(STATED GOAL): The material below includes pictures; leave them out and return only the lines between the line containing "Generate a web" and the line containing "22, bottom: 392", inclusive, word for word.

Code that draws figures
==========

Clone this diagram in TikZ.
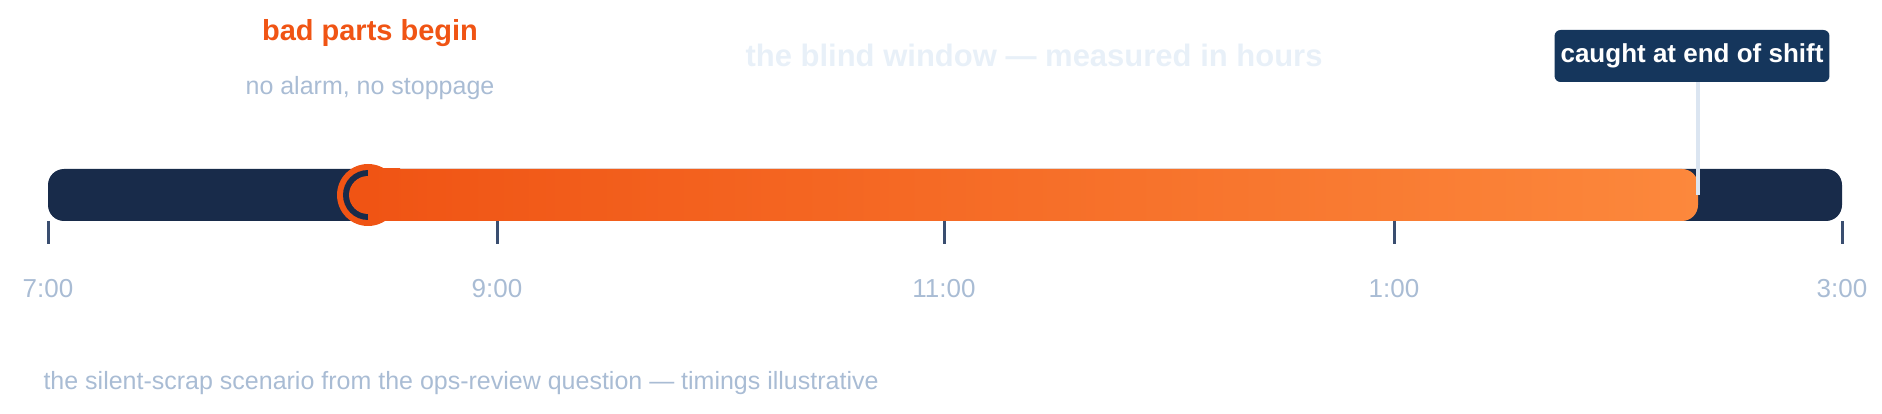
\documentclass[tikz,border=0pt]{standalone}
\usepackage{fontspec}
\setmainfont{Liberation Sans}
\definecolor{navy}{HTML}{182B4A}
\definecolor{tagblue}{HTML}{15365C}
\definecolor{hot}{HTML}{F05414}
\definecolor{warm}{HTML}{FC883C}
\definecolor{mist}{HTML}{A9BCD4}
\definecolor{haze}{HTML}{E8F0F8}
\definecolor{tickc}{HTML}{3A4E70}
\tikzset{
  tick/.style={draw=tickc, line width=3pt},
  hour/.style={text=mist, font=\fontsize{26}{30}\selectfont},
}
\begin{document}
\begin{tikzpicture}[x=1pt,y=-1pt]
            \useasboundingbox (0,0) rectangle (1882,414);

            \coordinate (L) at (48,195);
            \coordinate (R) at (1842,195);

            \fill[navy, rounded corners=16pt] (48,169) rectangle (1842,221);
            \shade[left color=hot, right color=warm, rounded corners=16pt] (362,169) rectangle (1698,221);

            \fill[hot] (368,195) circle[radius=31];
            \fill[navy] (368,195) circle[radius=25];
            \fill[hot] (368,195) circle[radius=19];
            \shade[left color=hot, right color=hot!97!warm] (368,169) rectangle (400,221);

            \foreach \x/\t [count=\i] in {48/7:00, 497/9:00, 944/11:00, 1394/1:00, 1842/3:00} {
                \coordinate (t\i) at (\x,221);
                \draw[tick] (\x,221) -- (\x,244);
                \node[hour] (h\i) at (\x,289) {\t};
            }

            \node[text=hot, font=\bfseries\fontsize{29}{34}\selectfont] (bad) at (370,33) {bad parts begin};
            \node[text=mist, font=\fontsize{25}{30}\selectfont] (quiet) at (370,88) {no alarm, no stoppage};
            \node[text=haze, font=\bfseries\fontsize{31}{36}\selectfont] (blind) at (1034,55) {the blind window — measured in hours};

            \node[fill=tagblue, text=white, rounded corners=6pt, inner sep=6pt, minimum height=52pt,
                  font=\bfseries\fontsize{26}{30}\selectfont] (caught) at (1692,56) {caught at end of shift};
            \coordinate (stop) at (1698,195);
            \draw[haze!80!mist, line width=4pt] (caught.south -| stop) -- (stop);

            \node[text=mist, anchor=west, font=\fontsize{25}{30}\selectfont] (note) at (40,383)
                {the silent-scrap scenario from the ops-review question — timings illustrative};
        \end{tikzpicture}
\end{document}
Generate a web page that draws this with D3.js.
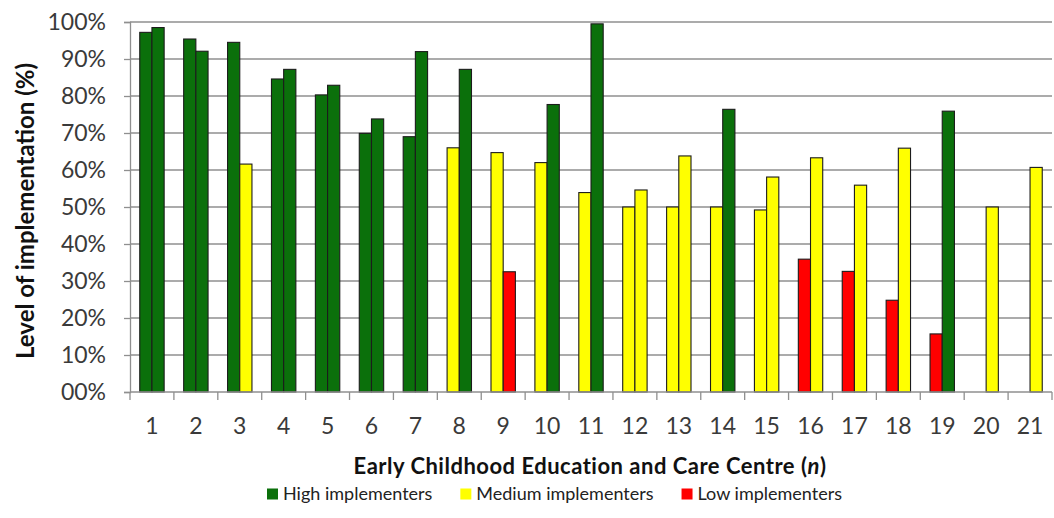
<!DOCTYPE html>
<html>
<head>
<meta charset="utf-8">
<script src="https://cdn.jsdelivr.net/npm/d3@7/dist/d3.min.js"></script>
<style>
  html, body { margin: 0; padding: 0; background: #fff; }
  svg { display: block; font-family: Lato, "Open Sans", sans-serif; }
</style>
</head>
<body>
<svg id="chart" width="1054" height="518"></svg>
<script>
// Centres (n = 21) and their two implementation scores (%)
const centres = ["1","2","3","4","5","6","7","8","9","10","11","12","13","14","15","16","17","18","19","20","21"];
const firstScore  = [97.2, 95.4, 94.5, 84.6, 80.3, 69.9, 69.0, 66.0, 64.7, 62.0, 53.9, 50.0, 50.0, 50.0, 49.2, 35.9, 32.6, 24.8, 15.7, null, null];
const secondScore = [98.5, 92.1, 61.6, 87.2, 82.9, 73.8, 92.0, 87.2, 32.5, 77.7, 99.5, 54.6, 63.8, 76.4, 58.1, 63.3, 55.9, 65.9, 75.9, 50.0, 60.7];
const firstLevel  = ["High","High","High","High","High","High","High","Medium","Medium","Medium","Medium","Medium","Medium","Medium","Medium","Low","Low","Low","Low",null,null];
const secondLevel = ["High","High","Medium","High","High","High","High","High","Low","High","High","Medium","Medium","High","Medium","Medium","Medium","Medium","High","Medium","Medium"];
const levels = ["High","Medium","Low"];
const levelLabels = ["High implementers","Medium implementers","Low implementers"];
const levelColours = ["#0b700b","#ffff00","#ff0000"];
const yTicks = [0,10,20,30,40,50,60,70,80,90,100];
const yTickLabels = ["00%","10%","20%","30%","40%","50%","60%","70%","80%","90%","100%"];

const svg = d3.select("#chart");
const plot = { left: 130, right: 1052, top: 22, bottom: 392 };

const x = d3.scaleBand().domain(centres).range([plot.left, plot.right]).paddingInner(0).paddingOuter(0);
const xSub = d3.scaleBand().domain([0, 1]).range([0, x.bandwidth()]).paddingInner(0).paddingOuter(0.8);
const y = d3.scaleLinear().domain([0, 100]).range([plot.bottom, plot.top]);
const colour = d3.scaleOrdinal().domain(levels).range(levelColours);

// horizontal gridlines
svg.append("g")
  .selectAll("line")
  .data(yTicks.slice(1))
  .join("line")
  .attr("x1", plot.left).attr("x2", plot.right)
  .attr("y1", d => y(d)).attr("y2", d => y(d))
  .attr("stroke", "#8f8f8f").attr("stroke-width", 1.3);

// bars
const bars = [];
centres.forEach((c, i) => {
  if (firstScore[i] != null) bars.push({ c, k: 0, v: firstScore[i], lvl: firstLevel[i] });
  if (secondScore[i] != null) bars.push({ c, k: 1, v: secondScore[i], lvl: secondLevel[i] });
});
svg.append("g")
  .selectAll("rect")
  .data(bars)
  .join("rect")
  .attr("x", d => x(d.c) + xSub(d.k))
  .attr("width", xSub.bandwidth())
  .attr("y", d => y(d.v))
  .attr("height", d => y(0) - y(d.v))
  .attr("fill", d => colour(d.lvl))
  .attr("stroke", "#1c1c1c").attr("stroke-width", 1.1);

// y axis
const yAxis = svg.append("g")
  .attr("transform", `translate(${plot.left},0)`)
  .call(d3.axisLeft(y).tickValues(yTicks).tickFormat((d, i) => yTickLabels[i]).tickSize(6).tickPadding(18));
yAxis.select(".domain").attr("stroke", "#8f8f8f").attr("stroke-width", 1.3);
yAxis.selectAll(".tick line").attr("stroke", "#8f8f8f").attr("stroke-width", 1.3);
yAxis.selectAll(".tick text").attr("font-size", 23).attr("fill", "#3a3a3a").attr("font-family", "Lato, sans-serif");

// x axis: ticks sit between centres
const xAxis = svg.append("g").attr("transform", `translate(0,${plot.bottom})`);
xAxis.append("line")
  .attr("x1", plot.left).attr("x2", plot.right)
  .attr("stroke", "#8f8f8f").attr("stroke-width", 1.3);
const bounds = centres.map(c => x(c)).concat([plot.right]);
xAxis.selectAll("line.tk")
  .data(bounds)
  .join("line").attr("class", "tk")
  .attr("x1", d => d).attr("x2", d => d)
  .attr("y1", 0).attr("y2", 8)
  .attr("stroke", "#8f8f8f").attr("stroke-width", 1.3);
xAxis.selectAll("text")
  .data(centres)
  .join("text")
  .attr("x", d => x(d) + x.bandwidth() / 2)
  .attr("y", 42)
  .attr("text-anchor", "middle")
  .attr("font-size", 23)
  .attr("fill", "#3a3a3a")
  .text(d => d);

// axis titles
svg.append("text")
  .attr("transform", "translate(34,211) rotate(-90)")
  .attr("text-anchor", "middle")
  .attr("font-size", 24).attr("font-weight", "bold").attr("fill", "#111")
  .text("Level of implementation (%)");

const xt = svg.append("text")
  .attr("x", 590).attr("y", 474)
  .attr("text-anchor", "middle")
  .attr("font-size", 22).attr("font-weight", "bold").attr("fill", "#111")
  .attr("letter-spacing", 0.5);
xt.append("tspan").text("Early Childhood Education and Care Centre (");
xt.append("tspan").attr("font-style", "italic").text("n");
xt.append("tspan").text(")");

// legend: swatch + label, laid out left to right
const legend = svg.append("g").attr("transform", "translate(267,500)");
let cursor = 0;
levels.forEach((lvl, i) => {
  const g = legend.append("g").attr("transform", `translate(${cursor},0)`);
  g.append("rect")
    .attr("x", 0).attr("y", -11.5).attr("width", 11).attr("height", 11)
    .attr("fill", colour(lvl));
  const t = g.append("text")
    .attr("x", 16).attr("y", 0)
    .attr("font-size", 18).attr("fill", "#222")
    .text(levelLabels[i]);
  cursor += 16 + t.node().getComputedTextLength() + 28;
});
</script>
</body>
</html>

==========

(OUTPUT FOR THIS EXERCISE):
Generate a web page that draws this with D3.js.
<!DOCTYPE html>
<html>
<head>
<meta charset="utf-8">
<script src="https://cdn.jsdelivr.net/npm/d3@7/dist/d3.min.js"></script>
<style>
  html, body { margin: 0; padding: 0; background: #fff; }
  svg { display: block; font-family: Lato, "Open Sans", sans-serif; }
</style>
</head>
<body>
<svg id="chart" width="1054" height="518"></svg>
<script>
// Centres (n = 21) and their two implementation scores (%)
const centres = ["1","2","3","4","5","6","7","8","9","10","11","12","13","14","15","16","17","18","19","20","21"];
const firstScore  = [97.2, 95.4, 94.5, 84.6, 80.3, 69.9, 69.0, 66.0, 64.7, 62.0, 53.9, 50.0, 50.0, 50.0, 49.2, 35.9, 32.6, 24.8, 15.7, null, null];
const secondScore = [98.5, 92.1, 61.6, 87.2, 82.9, 73.8, 92.0, 87.2, 32.5, 77.7, 99.5, 54.6, 63.8, 76.4, 58.1, 63.3, 55.9, 65.9, 75.9, 50.0, 60.7];
const firstLevel  = ["High","High","High","High","High","High","High","Medium","Medium","Medium","Medium","Medium","Medium","Medium","Medium","Low","Low","Low","Low",null,null];
const secondLevel = ["High","High","Medium","High","High","High","High","High","Low","High","High","Medium","Medium","High","Medium","Medium","Medium","Medium","High","Medium","Medium"];
const levels = ["High","Medium","Low"];
const levelLabels = ["High implementers","Medium implementers","Low implementers"];
const levelColours = ["#0b700b","#ffff00","#ff0000"];
const yTicks = [0,10,20,30,40,50,60,70,80,90,100];
const yTickLabels = ["00%","10%","20%","30%","40%","50%","60%","70%","80%","90%","100%"];

const svg = d3.select("#chart");
const plot = { left: 130, right: 1052, top: 22, bottom: 392 };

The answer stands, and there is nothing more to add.